LAWPRO defends lawyers: Lawyer owed no duty of care to non-client intermediary that paid out funds against client’s forged instrument
LAWPRO defends a wide variety of cases in any given year. In almost 80 per cent of the claims files we handle, there is ultimately no finding of negligence against the lawyer that was the subject of a claim.
Occasionally, our work on a lawyer’s behalf is made easier by having compelling facts on our side. But even where the facts are more balanced, LAWPRO counsel strive to put forward rigorous and well supported defences on the part of our insured − not only to avoid a loss in any particular case, but also in the interest of creating precedents and standards of care that are fair to all lawyers. Here is one of the cases we successfully defended in 2013:
Lawyer owed no duty of care to non-client intermediary that paid out funds against client’s forged instrument
A lawyer represented a client, who turned out to be an impostor, in obtaining a mortgage.
After receiving the mortgage proceeds, the impostor client used them to purchase a bank draft. He forged an endorsement on the draft, and presented it to the claimant intermediary (a “payday loan” – type company). The intermediary paid the impostor cash on the note.
The forgery was discovered, and the issuing bank reversed the payment. The intermediary’s account was debited. The intermediary sued the impostor’s lawyer (among others). The court held that the lawyer, who acted for the mortgage lender and the purported mortgagor, owed no duty to the intermediary.

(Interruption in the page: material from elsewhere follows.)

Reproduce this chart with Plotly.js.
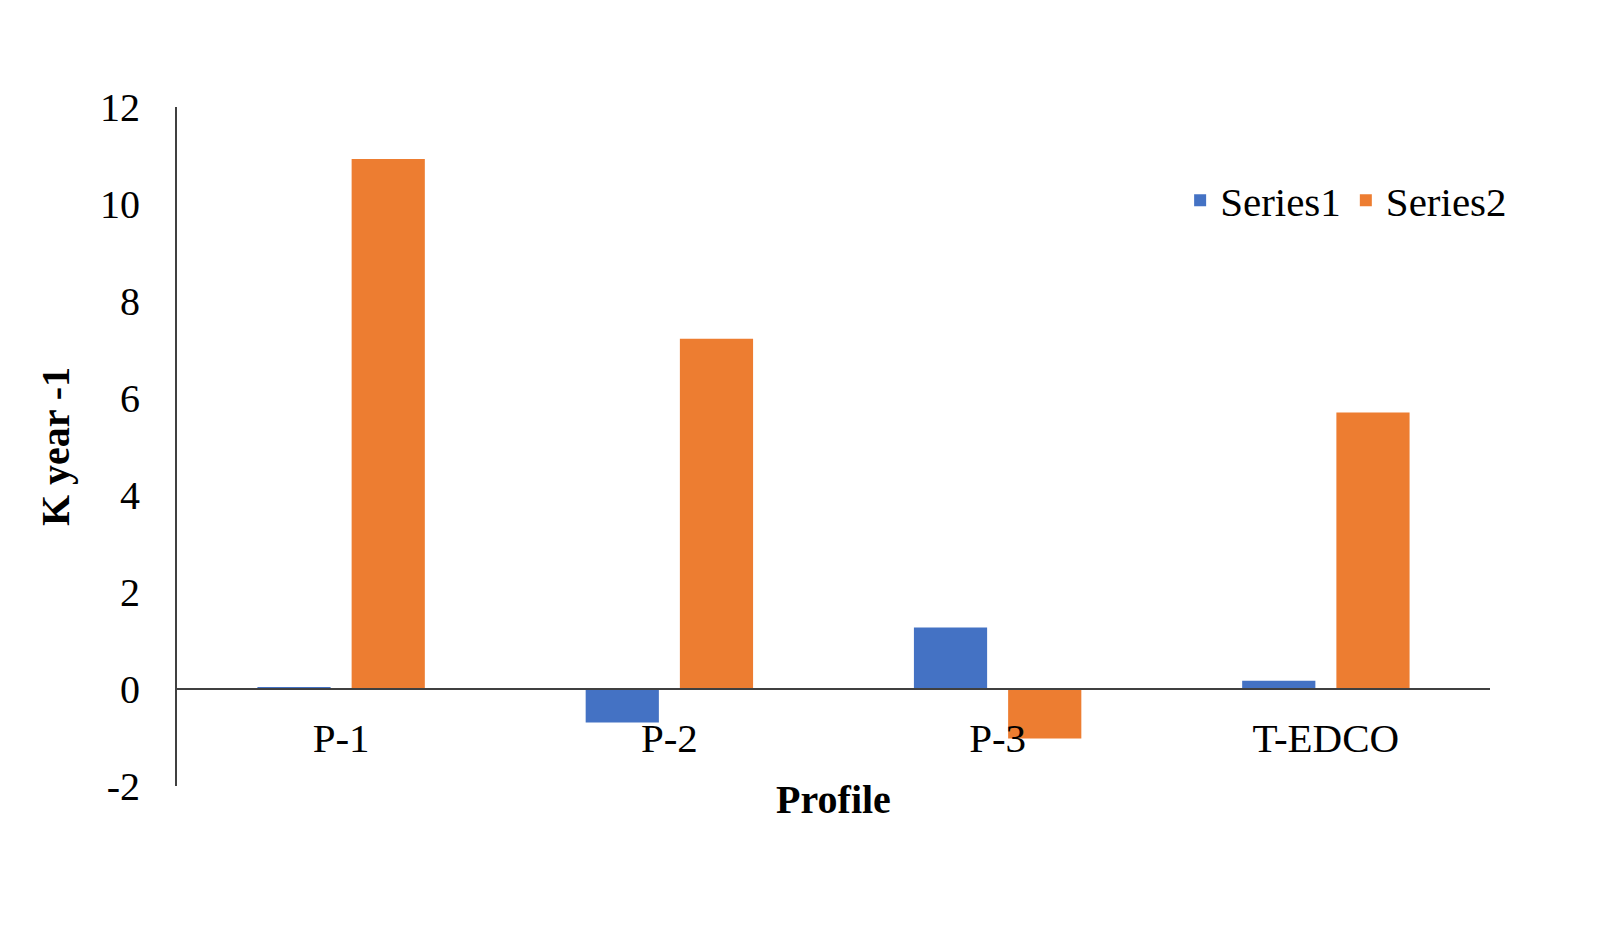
<!DOCTYPE html>
<html>
<head>
<meta charset="utf-8">
<script src="https://cdn.plot.ly/plotly-3.0.1.min.js"></script>
<style>
  html, body { margin: 0; padding: 0; background: #ffffff; }
  #chart { width: 1604px; height: 944px; }
</style>
</head>
<body>
<div id="chart"></div>
<script>
var profiles = ['P-1', 'P-2', 'P-3', 'T-EDCO'];
var series1 = [0.04, -0.69, 1.27, 0.17];
var series2 = [10.93, 7.22, -1.02, 5.70];
var yTicks = [-2, 0, 2, 4, 6, 8, 10, 12];

var serif = 'Liberation Serif, Times New Roman, serif';
var axisColor = '#404040';

var data = [{
    x: profiles,
    y: series1,
    name: 'Series1',
    type: 'bar',
    marker: {color: '#4472C4'}
}, {
    x: profiles,
    y: series2,
    name: 'Series2',
    type: 'bar',
    marker: {color: '#ED7D31'}
}];

var layout = {
    width: 1604,
    height: 944,
    margin: {l: 177, r: 114, t: 107, b: 158},
    paper_bgcolor: '#ffffff',
    plot_bgcolor: '#ffffff',
    font: {family: serif, size: 40, color: '#000000'},
    barmode: 'group',
    bargap: 0.426,
    bargroupgap: 0.223,
    showlegend: true,
    legend: {
        orientation: 'h',
        x: 0.764,
        xanchor: 'left',
        y: 0.862,
        yanchor: 'middle',
        font: {family: serif, size: 41, color: '#000000'},
        bgcolor: 'rgba(0,0,0,0)',
        itemwidth: 30
    },
    xaxis: {
        anchor: 'free',
        position: 1 / 7,
        showline: true,
        linecolor: axisColor,
        linewidth: 2,
        showgrid: false,
        zeroline: false,
        ticks: '',
        ticklabelstandoff: 13,
        tickfont: {family: serif, size: 41, color: '#000000'},
        title: {
            text: '<b>Profile</b>',
            font: {family: serif, size: 40, color: '#000000'},
            standoff: 24
        }
    },
    yaxis: {
        range: [-2, 12],
        tickvals: yTicks,
        ticktext: yTicks.map(String),
        showline: true,
        linecolor: axisColor,
        linewidth: 2,
        showgrid: false,
        zeroline: false,
        ticks: '',
        ticklabelstandoff: 27,
        tickfont: {family: serif, size: 40, color: '#000000'},
        title: {
            text: '<b>K year -1</b>',
            font: {family: serif, size: 40, color: '#000000'},
            standoff: 18
        }
    }
};

Plotly.newPlot('chart', data, layout, {displayModeBar: false});
</script>
</body>
</html>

Justice Stinson rejected the intermediary’s contention that a lawyer in a mortgage transaction owes a duty of care to parties who subsequently negotiate a cheque or bank draft purchased with the proceeds of the mortgage to ensure that the transaction was legitimate and that the cheque or bank draft was valid and negotiable. Because the client’s endorsement was forged, and therefore entirely ineffective to convey title to the bank draft, the intermediary converted it. The courts have so far refused to import negligence considerations into the strict liability regime governing the conversion of bills of exchange.